As young Americans all across the country head back to a new school year, I'm excited to say that many more will take with them lessons learned through summer jobs.
Today, the Bureau of Labor Statistics released its annual report on youth employment. The numbers show that while there's still work to be done, opportunities are growing for young people around the country.
It's no secret that the effect s of the 2007 recession had a significant impact on the job prospects for youth, but today's report showed positive signs that job prospects for young people picked up pace in 2012. Between April and July of each year, the youth labor force (16-24 year olds working or actively looking for a job) grows significantly, as large numbers of students take on summer work and new graduates enter the job market. So July traditionally marks the peak of youth employment during the year.
Today's report showed that youth employment rose by 2.1 million between April and July 2012, with 19.5 million young people employed last month. That's up from 18.6 million a year ago. The youth unemployment rate showed a significant decline, falling to 17.1% -- a percentage point from last year and down two points from 2010. Meanwhile the share of young people employed in July 2012 climbed back up to 50.2% from its historic low last year.

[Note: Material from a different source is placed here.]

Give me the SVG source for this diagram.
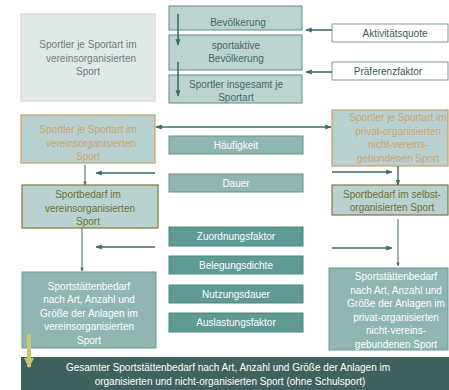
<svg xmlns="http://www.w3.org/2000/svg" width="449" height="390" viewBox="0 0 449 390">
  <style>
    text { font-family: "Liberation Sans", Arial, sans-serif; font-size: 10px; text-anchor: middle; }
    .grey { fill: #e1e9e8; stroke: #d8cfc2; stroke-width: 1; }
    .top { fill: #bcd3d1; stroke: #5f8c88; stroke-width: 1; }
    .orange { fill: #b9d2d1; stroke: #c99e62; stroke-width: 1.2; }
    .olive { fill: #b9d2d1; stroke: #7b7b3a; stroke-width: 1.2; }
    .mid { fill: #8fb6b3; stroke: #6a918e; stroke-width: 1; }
    .dark { fill: #5f9a95; stroke: #4f8682; stroke-width: 1; }
    .fac { fill: #ffffff; stroke: #7a9c99; stroke-width: 1; }
    .res { fill: #8fb6b3; stroke: #6f9a97; stroke-width: 1; }
    .t-grey { fill: #6b7d7b; }
    .t-teal { fill: #3f6a66; }
    .t-tan { fill: #c9a468; }
    .t-olive { fill: #6e6e2c; }
    .t-white { fill: #ffffff; }
    .t-fac { fill: #3a5a57; }
    .conn { stroke: #3f6a66; fill: none; }
  </style>
  <defs>
    <marker id="ah" viewBox="0 0 10 10" refX="9" refY="5" markerWidth="4" markerHeight="4" orient="auto-start-reverse">
      <path d="M0,1 L10,5 L0,9 z" fill="#3f6a66"/>
    </marker>
    <marker id="ahy" viewBox="0 0 10 10" refX="9" refY="5" markerWidth="2.6" markerHeight="2.6" orient="auto">
      <path d="M0,0 L10,5 L0,10 z" fill="#c9c76c"/>
    </marker>
  </defs>

  <g id="node-sportler-verein-top">
    <rect class="grey" x="21" y="14" width="134" height="87"/>
    <text class="t-grey" x="88" y="48">Sportler je Sportart im</text>
    <text class="t-grey" x="91" y="62">vereinsorganisierten</text>
    <text class="t-grey" x="88" y="75">Sport</text>
  </g>

  <g id="node-bevoelkerung">
    <rect class="top" x="169" y="6" width="133" height="24"/>
    <text class="t-teal" x="238" y="26">Bevölkerung</text>
  </g>
  <g id="node-sportaktive">
    <rect class="top" x="169" y="35" width="133" height="35"/>
    <text class="t-teal" x="236" y="49">sportaktive</text>
    <text class="t-teal" x="236" y="62">Bevölkerung</text>
  </g>
  <g id="node-sportler-insgesamt">
    <rect class="top" x="169" y="75" width="133" height="28"/>
    <text class="t-teal" x="236" y="88">Sportler insgesamt je</text>
    <text class="t-teal" x="236" y="101">Sportart</text>
  </g>

  <g id="node-aktivitaetsquote">
    <rect class="fac" x="332" y="24" width="116" height="18"/>
    <text class="t-fac" x="395" y="37">Aktivitätsquote</text>
  </g>
  <g id="node-praeferenzfaktor">
    <rect class="fac" x="332" y="62" width="116" height="18"/>
    <text class="t-fac" x="388" y="75">Präferenzfaktor</text>
  </g>

  <g id="node-sportler-verein">
    <rect class="orange" x="21" y="115" width="134" height="48"/>
    <text class="t-tan" x="88" y="133">Sportler je Sportart im</text>
    <text class="t-tan" x="91" y="147">vereinsorganisierten</text>
    <text class="t-tan" x="88" y="160">Sport</text>
  </g>
  <g id="node-sportler-privat">
    <rect class="orange" x="332" y="110" width="116" height="56"/>
    <text class="t-tan" x="398" y="121">Sportler je Sportart im</text>
    <text class="t-tan" x="398" y="135">privat-organisierten</text>
    <text class="t-tan" x="398" y="148">nicht-vereins-</text>
    <text class="t-tan" x="398" y="162">gebundenen Sport</text>
  </g>

  <g id="node-haeufigkeit">
    <rect class="mid" x="169" y="136" width="134" height="18"/>
    <text class="t-white" x="236" y="149">Häufigkeit</text>
  </g>
  <g id="node-dauer">
    <rect class="mid" x="169" y="174" width="134" height="18"/>
    <text class="t-white" x="236" y="187">Dauer</text>
  </g>

  <g id="node-sportbedarf-verein">
    <rect class="olive" x="22" y="185" width="136" height="43"/>
    <text class="t-olive" x="88" y="198">Sportbedarf im</text>
    <text class="t-olive" x="90" y="212">vereinsorganisierten</text>
    <text class="t-olive" x="88" y="225">Sport</text>
  </g>
  <g id="node-sportbedarf-selbst">
    <rect class="olive" x="332" y="185" width="116" height="30"/>
    <text class="t-olive" x="392" y="198">Sportbedarf im selbst-</text>
    <text class="t-olive" x="392" y="211">organisierten Sport</text>
  </g>

  <g id="node-zuordnungsfaktor">
    <rect class="dark" x="169" y="227" width="134" height="19"/>
    <text class="t-white" x="236" y="240">Zuordnungsfaktor</text>
  </g>
  <g id="node-belegungsdichte">
    <rect class="dark" x="169" y="256" width="134" height="18"/>
    <text class="t-white" x="236" y="269">Belegungsdichte</text>
  </g>
  <g id="node-nutzungsdauer">
    <rect class="dark" x="169" y="285" width="134" height="18"/>
    <text class="t-white" x="236" y="298">Nutzungsdauer</text>
  </g>
  <g id="node-auslastungsfaktor">
    <rect class="dark" x="169" y="313" width="134" height="19"/>
    <text class="t-white" x="236" y="326">Auslastungsfaktor</text>
  </g>

  <g id="node-staettenbedarf-verein">
    <rect class="res" x="22" y="272" width="134" height="76"/>
    <text class="t-white" x="89" y="290">Sportstättenbedarf</text>
    <text class="t-white" x="89" y="303">nach Art, Anzahl und</text>
    <text class="t-white" x="89" y="317">Größe der Anlagen im</text>
    <text class="t-white" x="89" y="330">vereinsorganisierten</text>
    <text class="t-white" x="89" y="344">Sport</text>
  </g>
  <g id="node-staettenbedarf-privat">
    <rect class="res" x="329" y="268" width="119" height="82"/>
    <text class="t-white" x="396" y="280">Sportstättenbedarf</text>
    <text class="t-white" x="396" y="294">nach Art, Anzahl und</text>
    <text class="t-white" x="396" y="307">Größe der Anlagen im</text>
    <text class="t-white" x="396" y="321">privat-organisierten</text>
    <text class="t-white" x="396" y="334">nicht-vereins-</text>
    <text class="t-white" x="396" y="348">gebundenen Sport</text>
  </g>

  <g id="node-gesamt">
    <rect x="21" y="357" width="428" height="33" fill="#3f625e"/>
    <text class="t-white" x="228" y="371">Gesamter Sportstättenbedarf nach Art, Anzahl und Größe der Anlagen im</text>
    <text class="t-white" x="230" y="385">organisierten und nicht-organisierten Sport (ohne Schulsport)</text>
  </g>

  <g id="connectors">
    <!-- population chain -->
    <line class="conn" x1="178" y1="14" x2="178" y2="45" stroke-width="1.6" marker-end="url(#ah)"/>
    <line class="conn" x1="178" y1="62" x2="178" y2="96" stroke-width="1.6" marker-end="url(#ah)"/>
    <!-- factor inputs -->
    <line class="conn" x1="332" y1="30" x2="306" y2="30" stroke-width="1.6" marker-end="url(#ah)"/>
    <line class="conn" x1="332" y1="72" x2="306" y2="72" stroke-width="1.6" marker-end="url(#ah)"/>
    <!-- split between club and private sport -->
    <line class="conn" x1="156" y1="127" x2="331" y2="127" stroke-width="1.6" marker-start="url(#ah)" marker-end="url(#ah)"/>
    <!-- Häufigkeit / Dauer -->
    <line class="conn" x1="155" y1="173" x2="96" y2="173" stroke-width="1.6" marker-end="url(#ah)"/>
    <line class="conn" x1="332" y1="172" x2="392" y2="172" stroke-width="1.6" marker-end="url(#ah)"/>
    <line class="conn" x1="85" y1="165" x2="85" y2="185" stroke-width="1" marker-end="url(#ah)"/>
    <line class="conn" x1="398" y1="166" x2="398" y2="185" stroke-width="1.4" marker-end="url(#ah)"/>
    <!-- facility factors -->
    <line class="conn" x1="82" y1="228" x2="82" y2="271" stroke-width="1" marker-end="url(#ah)"/>
    <line class="conn" x1="155" y1="247" x2="96" y2="247" stroke-width="1.6" marker-end="url(#ah)"/>
    <line class="conn" x1="398" y1="219" x2="398" y2="266" stroke-width="1" marker-end="url(#ah)"/>
    <line class="conn" x1="332" y1="248" x2="392" y2="248" stroke-width="1.6" marker-end="url(#ah)"/>
    <!-- total -->
    <line x1="29" y1="334" x2="29" y2="367" stroke="#c9c76c" stroke-width="4" marker-end="url(#ahy)"/>
  </g>
</svg>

Youth employment increased across a wide variety of industries including education and health services, manufacturing, transportation and utilities, but there remains much work to be done, especially within communities of color. While the labor force participation rate and employment-to-population ratios for African Americans and Latinos all showed significant improvement from 2011 to 2012, both African American (28.6%) and Latino (18.5%) youth continue to have a much higher unemployment rate than their white counterparts (14.9%).
Earlier this year the president and I both took a stand for the importance of summer employment, launching our Summer Jobs+ initiative. By teaming up with committed businesses, nonprofits and cities around the country, this effort provided more than 300,000 summer job opportunities for low-income and disadvantaged youth, including more than 100,000 paid positions.
Together we're helping young people across the country realize that there's no substitute for the real world experience of work and no replacement for the dignity that comes with earning your first paycheck.